An anti-pattern (or antipattern) is a pattern used in social or business operations or software engineering that may be commonly used but is ineffective and/or counterproductive in practice. -Wikipedia
Despite frequently finding that the latest Wired magazine was arriving before I had made the time to properly sit down and read through the last months issue, I thought I would make a point to take an hour or so each month to read through the latest edition, so as a little late Christmas present to myself, I renewed my subscription.
Part of the sign-up process is the traditional "would you like us to send you promotional emails" tick box. To which my first reaction is "no, of course not, I'm only going to delete them before I read them, and get suspicious that its the source of every piece of spam I get for the next month."
Then I thought that actually, this is a part of the business model of the magazine. The print industry is going through some tough times right now, and if I really wanted to support them, I would let them send me some promotions. Maybe there might be something interesting…
This is the bit of the form where you have to tick the boxes (or not.) Pretty standard - if you don't want to share your email address, then tick the box.
Except, the wording for the second box is different. Second time around, if you don't want to share your email address, then don't tick the box.
The design pattern you would expect here is for the idea of both pieces of the form to be the same – the first box is for Conde Nast, the second is for their partners, tick them if you want to receive emails. By going against that pattern, the form design would appear to be designed to "trick" you into accepting emails that you don't actually want to receive.
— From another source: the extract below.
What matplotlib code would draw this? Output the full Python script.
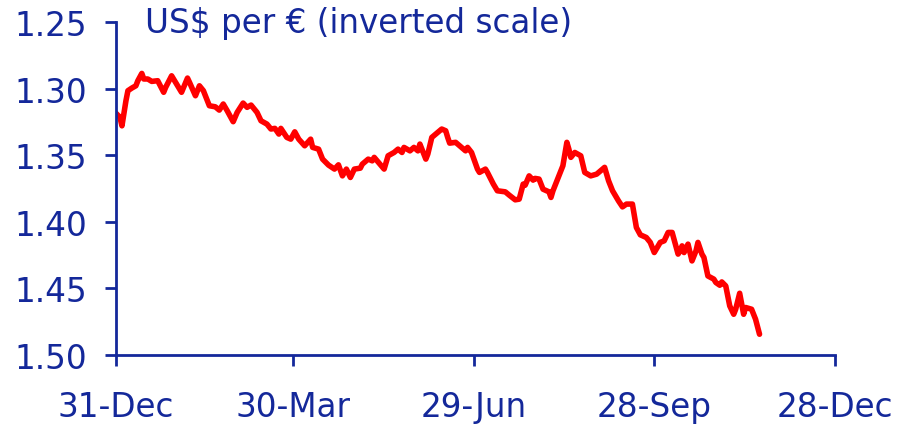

Maybe it's an accident, but to be honest I doubt it.
Because, then again, at the end of the order;
First box - tick if you dont want to be contacted. Second box- tick if you do want to be contacted. Third box - tick if you dont want to be contacted.
The outcome for me was that I started paying attention and made sure that I wasn't going to receive anything from a company that was trying to trick me into allowing them to puts ads in my inbox.
From happy to share my details to carefully ensuring that I don't, through one simple act of web form design.